At the Committee on World Food Security currently meeting in Rome (28 May - 1 June 2001), Mr. de Haen said: "Food safety and quality have become subjects of increased concern for consumers, producers and policy makers all over the world."
In collaboration with the World Health Organization (WHO), the FAO intends to convene a Global Forum on Food Safety Regulators in October 2001. The venue is yet to be determined. "The main purpose of the Global Forum is to promote the exchange of information and experience on how to deal with food safety issues of potential importance to public health and international food trade," Mr. de Haen underlined.
Experiences in the reduction of food-borne diseases, in establishing food-safety regulations and risk management procedures, in dealing with emerging food-borne illnesses, in new inspection models, in the implementation of the Codex Alimentarius standards and guidelines and transboundary consequences of food safety emergencies will be the main subjects on the agenda of the Global Forum on Food Safety Regulators, according to FAO.
The Global Forum will not be a decision making body, nor will it duplicate the work of the Codex Alimentarius Commission. It will bring together officials involved in the regulation of food safety and risk management from all over the world. In addition to international organizations, non-governmental organizations representing consumers, producers, the food industry and trade interests will also be involved in the discussions, FAO indicated.

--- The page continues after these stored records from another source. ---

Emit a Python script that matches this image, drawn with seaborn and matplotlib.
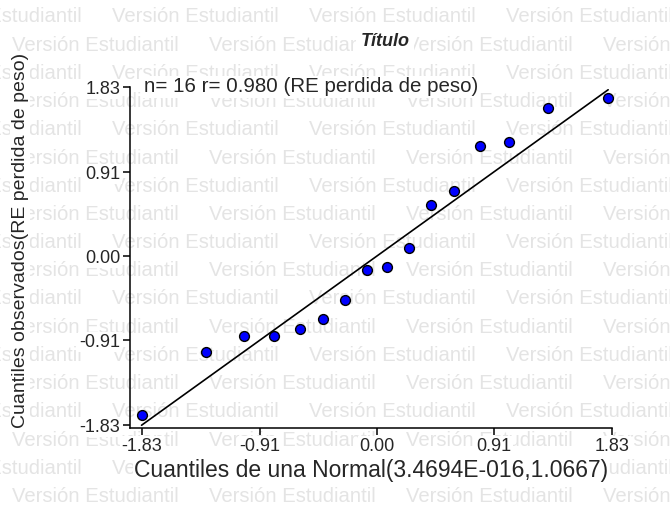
import numpy as np
import pandas as pd
import matplotlib
matplotlib.use("Agg")
import matplotlib.pyplot as plt
import seaborn as sns

# cuantiles teoricos (normal) y observados
cuantil_normal = [-1.83, -1.33, -1.03, -0.80, -0.60, -0.42, -0.25, -0.08,
                  0.08, 0.25, 0.42, 0.60, 0.80, 1.03, 1.33, 1.80]
cuantil_obs = [-1.72, -1.04, -0.86, -0.86, -0.79, -0.68, -0.48, -0.15,
               -0.12, 0.09, 0.55, 0.70, 1.19, 1.23, 1.60, 1.71]
recta_x = [-1.83, 1.80]
recta_y = [-1.83, 1.80]
ticks = [-1.83, -0.91, 0.00, 0.91, 1.83]
tick_labels = ["-1.83", "-0.91", "0.00", "0.91", "1.83"]

sns.set_style("ticks")
plt.rcParams['font.family'] = ['Liberation Sans', 'DejaVu Sans']

df = pd.DataFrame({"x": cuantil_normal, "y": cuantil_obs})
caja = dict(facecolor="white", edgecolor="none", pad=1.0)

fig = plt.figure(figsize=(6.7, 5.13), dpi=100, facecolor="white")

# marca de agua "Versión Estudiantil"
for k in range(18):
    yy = 1 - (17 + 28.2 * k) / 513
    x0 = -85 if k % 2 == 0 else 12
    for j in range(4):
        fig.text((x0 + 197 * j) / 670, yy, "Versión Estudiantil", color="#e4e4e4",
                 fontsize=14.6, va="center", ha="left", zorder=-1)

ax = fig.add_axes([130 / 670, 1 - 428 / 513, 482 / 670, 341 / 513])
ax.patch.set_alpha(0)

sns.lineplot(x=recta_x, y=recta_y, ax=ax, color="black", linewidth=1.2)
sns.scatterplot(data=df, x="x", y="y", ax=ax, color="#0000ff", edgecolor="black",
                linewidth=1.0, s=50, zorder=3, clip_on=False)

ax.set_xlim(-1.92, 1.83)
ax.set_ylim(-1.86, 1.83)
ax.set_xticks(ticks)
ax.set_xticklabels(tick_labels)
ax.set_yticks(ticks)
ax.set_yticklabels(tick_labels)
ax.tick_params(axis="both", labelsize=13, length=5, width=1.1, color="black",
               direction="out", pad=2)
for t in ax.get_xticklabels() + ax.get_yticklabels():
    t.set_bbox(caja)
for s in ["top", "right"]:
    ax.spines[s].set_visible(False)
for s in ["left", "bottom"]:
    ax.spines[s].set_color("black")
    ax.spines[s].set_linewidth(1.1)

ax.set_xlabel("Cuantiles de una Normal(3.4694E-016,1.0667)", fontsize=16.5, bbox=caja)
ax.set_ylabel("Cuantiles observados(RE perdida de peso)", fontsize=14, bbox=caja)
ax.xaxis.set_label_coords(0.5, -0.092)
ax.yaxis.set_label_coords(-0.21, 0.55)
ax.text(0.03, 1.0, "n= 16 r= 0.980 (RE perdida de peso)", transform=ax.transAxes,
        fontsize=14.8, va="center", ha="left", bbox=caja)
fig.text(385 / 670, 1 - 42 / 513, "Título", fontsize=13, fontweight="bold",
         fontstyle="italic", ha="center", va="center",
         bbox=dict(facecolor="white", edgecolor="none", pad=3))

fig.savefig("out.png", dpi=100, facecolor="white")
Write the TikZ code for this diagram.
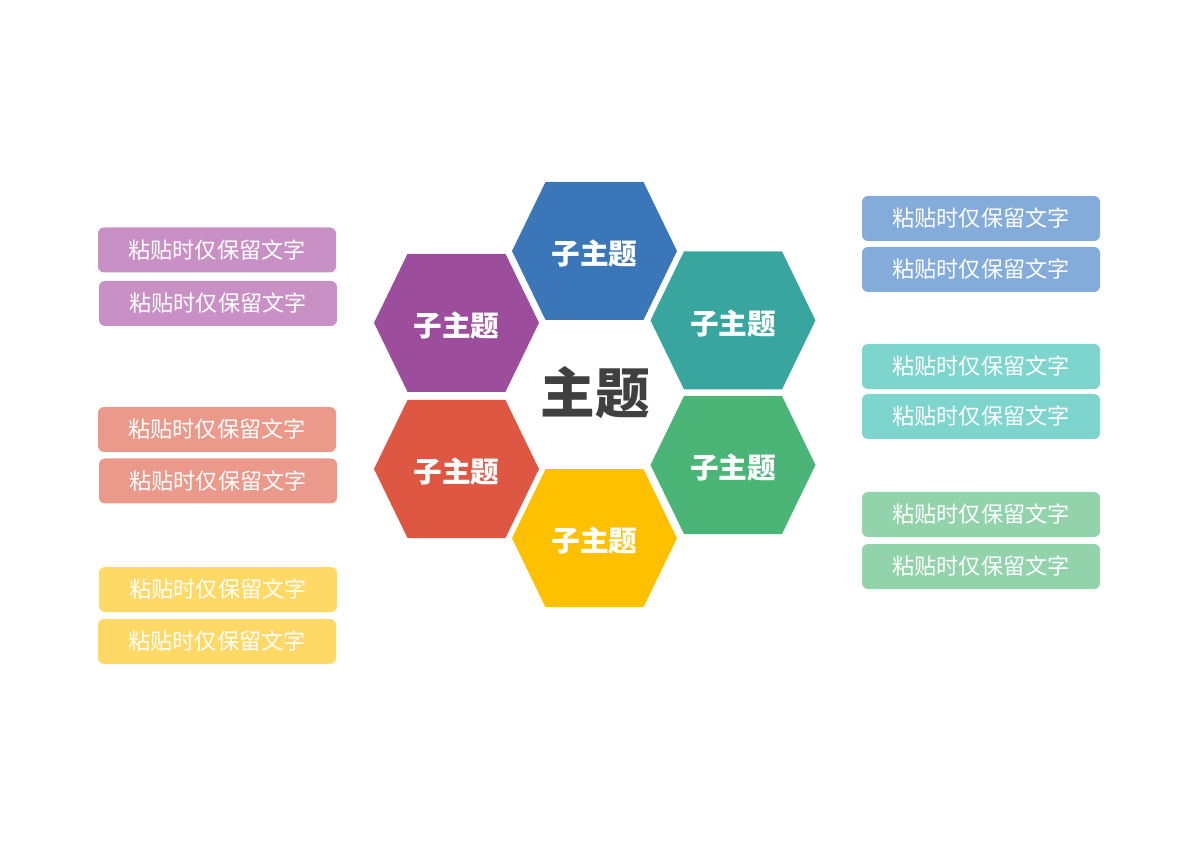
\documentclass[tikz,border=0pt]{standalone}
\usepackage{fontspec}
\setmainfont{Noto Sans CJK SC}
\usepackage{xcolor}
\definecolor{hexblue}{HTML}{3A76B8}
\definecolor{hexteal}{HTML}{38A69F}
\definecolor{hexgreen}{HTML}{4AB577}
\definecolor{hexyellow}{HTML}{FFC000}
\definecolor{hexred}{HTML}{DE5743}
\definecolor{hexpurple}{HTML}{9C4E9C}
\definecolor{boxblue}{HTML}{84ACDA}
\definecolor{boxteal}{HTML}{7DD5CE}
\definecolor{boxgreen}{HTML}{92D3AB}
\definecolor{boxyellow}{HTML}{FFD966}
\definecolor{boxred}{HTML}{EA998A}
\definecolor{boxpurple}{HTML}{C990C6}
\definecolor{maintext}{HTML}{404040}
\tikzset{
  textbox/.style={fill=#1, rounded corners=4.5pt, minimum width=178.5pt, minimum height=33.75pt,
    inner sep=0pt, text=white, font=\fontsize{16.6}{18}\selectfont},
  hexlabel/.style={text=white, font=\fontsize{21.5}{24}\selectfont\bfseries}
}

\begin{document}
\begin{tikzpicture}[x=0.75pt, y=-0.75pt]
                \useasboundingbox (0,0) rectangle (1200,848);
                % hexagons round the centre
                \foreach \nm/\cx/\cy/\col in {hb/594.5/251/hexblue, hp/456.5/322.8/hexpurple, ht/733/320.4/hexteal,
                                             hr/456.5/469/hexred, hg/733/465/hexgreen, hy/594.5/538.2/hexyellow}{
                  \fill[\col, shift={(\cx,\cy)}] (-82.5,0) -- (-49,-69) -- (49,-69) -- (82.5,0) -- (49,69) -- (-49,69) -- cycle;
                  \node[hexlabel, yshift=-2pt] (\nm) at (\cx,\cy) {子主题};
                }
                \node[text=maintext, font=\fontsize{41}{46}\selectfont\bfseries] (main) at (595,393) {主题};
                % text boxes, left side
                \node[textbox=boxpurple] (pa) at (217,250) {粘贴时仅保留文字};
                \node[textbox=boxpurple] (pb) at (218,303.5) {粘贴时仅保留文字};
                \node[textbox=boxred] (ra) at (217,429.5) {粘贴时仅保留文字};
                \node[textbox=boxred] (rb) at (218,481) {粘贴时仅保留文字};
                \node[textbox=boxyellow] (ya) at (218,589.5) {粘贴时仅保留文字};
                \node[textbox=boxyellow] (yb) at (217,641.5) {粘贴时仅保留文字};
                % text boxes, right side
                \node[textbox=boxblue] (ba) at (981,218.5) {粘贴时仅保留文字};
                \node[textbox=boxblue] (bb) at (981,269.5) {粘贴时仅保留文字};
                \node[textbox=boxteal] (ta) at (981,366.5) {粘贴时仅保留文字};
                \node[textbox=boxteal] (tb) at (981,416.5) {粘贴时仅保留文字};
                \node[textbox=boxgreen] (ga) at (981,514.5) {粘贴时仅保留文字};
                \node[textbox=boxgreen] (gb) at (981,566.5) {粘贴时仅保留文字};
\end{tikzpicture}
\end{document}
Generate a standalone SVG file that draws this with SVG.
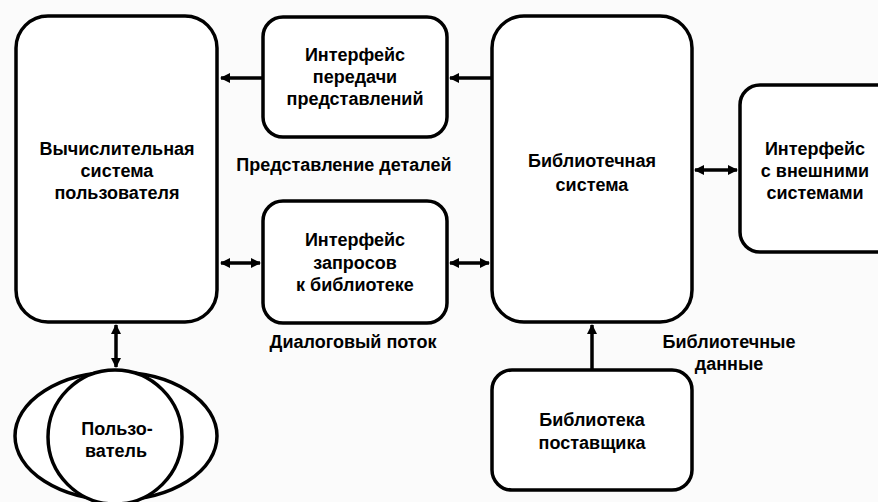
<svg xmlns="http://www.w3.org/2000/svg" width="878" height="502" viewBox="0 0 878 502">
<defs>
<style>
.box{fill:#fff;stroke:#000;stroke-width:3.5}
.t{font-family:"Liberation Sans",Arial,sans-serif;font-size:18px;font-weight:bold;fill:#000;text-anchor:middle}
.c{fill:none;stroke:#000;stroke-width:3.5}
</style>
<marker id="ah" viewBox="0 0 10 10" refX="9" refY="5" markerWidth="10" markerHeight="10" markerUnits="userSpaceOnUse" orient="auto-start-reverse">
<path d="M0,0 L10,5 L0,10 Z" fill="#000"/>
</marker>
</defs>
<rect width="878" height="502" fill="#fbfbfb"/>
<g id="connectors">
<line class="c" x1="263" y1="78" x2="221" y2="78" marker-end="url(#ah)"/>
<line class="c" x1="492" y1="78" x2="450" y2="78" marker-end="url(#ah)"/>
<line class="c" x1="221" y1="263" x2="260" y2="263" marker-start="url(#ah)" marker-end="url(#ah)"/>
<line class="c" x1="450" y1="263" x2="489" y2="263" marker-start="url(#ah)" marker-end="url(#ah)"/>
<line class="c" x1="695" y1="170" x2="737" y2="170" marker-start="url(#ah)" marker-end="url(#ah)"/>
<line class="c" x1="116" y1="325" x2="116" y2="367" marker-start="url(#ah)" marker-end="url(#ah)"/>
<line class="c" x1="592" y1="370" x2="592" y2="325" marker-end="url(#ah)"/>
</g>
<g id="user-system">
<rect class="box" x="16" y="16" width="201" height="306" rx="32"/>
<text class="t" x="117" y="155">Вычислительная</text>
<text class="t" x="117" y="177">система</text>
<text class="t" x="117" y="199">пользователя</text>
</g>
<g id="present-iface">
<rect class="box" x="263" y="17" width="184" height="120" rx="20"/>
<text class="t" x="355" y="61">Интерфейс</text>
<text class="t" x="355" y="83">передачи</text>
<text class="t" x="355" y="105">представлений</text>
</g>
<g id="label-details">
<text class="t" x="344" y="171">Представление деталей</text>
</g>
<g id="query-iface">
<rect class="box" x="263" y="201" width="184" height="122" rx="20"/>
<text class="t" x="355" y="246">Интерфейс</text>
<text class="t" x="355" y="269">запросов</text>
<text class="t" x="355" y="291">к библиотеке</text>
</g>
<g id="label-dialog">
<text class="t" x="353" y="348">Диалоговый поток</text>
</g>
<g id="library-system">
<rect class="box" x="492" y="16" width="200" height="306" rx="32"/>
<text class="t" x="592" y="167">Библиотечная</text>
<text class="t" x="592" y="191">система</text>
</g>
<g id="external-iface">
<rect class="box" x="740" y="85" width="160" height="167" rx="20"/>
<text class="t" x="815" y="155">Интерфейс</text>
<text class="t" x="815" y="177">с внешними</text>
<text class="t" x="815" y="199">системами</text>
</g>
<g id="label-libdata">
<text class="t" x="729" y="348">Библиотечные</text>
<text class="t" x="729" y="370">данные</text>
</g>
<g id="supplier-library">
<rect class="box" x="492" y="370" width="200" height="120" rx="20"/>
<text class="t" x="592" y="426">Библиотека</text>
<text class="t" x="592" y="449">поставщика</text>
</g>
<g id="user">
<ellipse class="box" cx="116" cy="436" rx="101" ry="64"/>
<circle class="box" cx="115" cy="437" r="67"/>
<text class="t" x="117" y="435">Пользо-</text>
<text class="t" x="116" y="457">ватель</text>
</g>
</svg>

In the meantime, a joint technical consultation on BSE (the mad cow disease) will take place shortly in Paris (11-14 June 2001) to review the scientific information available and address outstanding questions related to this animal disease and its transmission to humans in the form of a variant of the Creutzfeldt-Jacob disease. The joint technical consultation, organized by WHO, FAO and Office International des Epizooties (OIE), will focus on preventing a global spread of the disease and on protecting both human and livestock populations.
Another initiative launched by FAO and WHO is a Pan-European Conference on Food Safety and Quality to be held in Budapest from 18 to 21 February 2002. Its main objective is to promote the creation of a platform for mutual understanding of food safety and quality problems through institutional cooperation and exchange of information among European countries, according to FAO.
The Pan-European Conference will discuss the feasibility of establishing an information and communication system on food safety and animal and plant health including a rapid alert system.
The idea to convene a conference on food safety and quality for the entire European region was proposed by the Netherlands and endorsed at the last session of the FAO Regional Conference for Europe (Porto, July 2000). Similar conferences are being considered by FAO for other regions of the world.
In addition to the above, FAO and WHO are participating actively in a number of related initiatives sponsored by others such as the UK/OECD Conference on New Biotechnology Food and Crops: Science, Safety and Society which will take place in Bangkok in July 2001.
The quality and safety of the food supply are of increasing importance for developing countries as well. In response to this, the FAO recently proposed setting up a Food Safety and Quality Facility for the world's least developed countries (LDCs) establish the necessary institutional framework and infrastructure to improve the safety and quality of their food products and to participate more actively in the international standard setting bodies such as the Codex Alimentarius Commission.
The proposal was made at the third UN Conference on the LDCs (Brussels, 14-20 May 2001). The Facility will include a US$98 million trust fund. In addition to upgrading national food safety and quality systems, it would also assist poor countries to comply with the Codex Alimentarius standards and guidelines.
"Improving the safety, quality and sanitary standards of food products in the developing countries would significantly improve their export performance and, at the same time, protect consumers in both exporting and importing countries," according to FAO.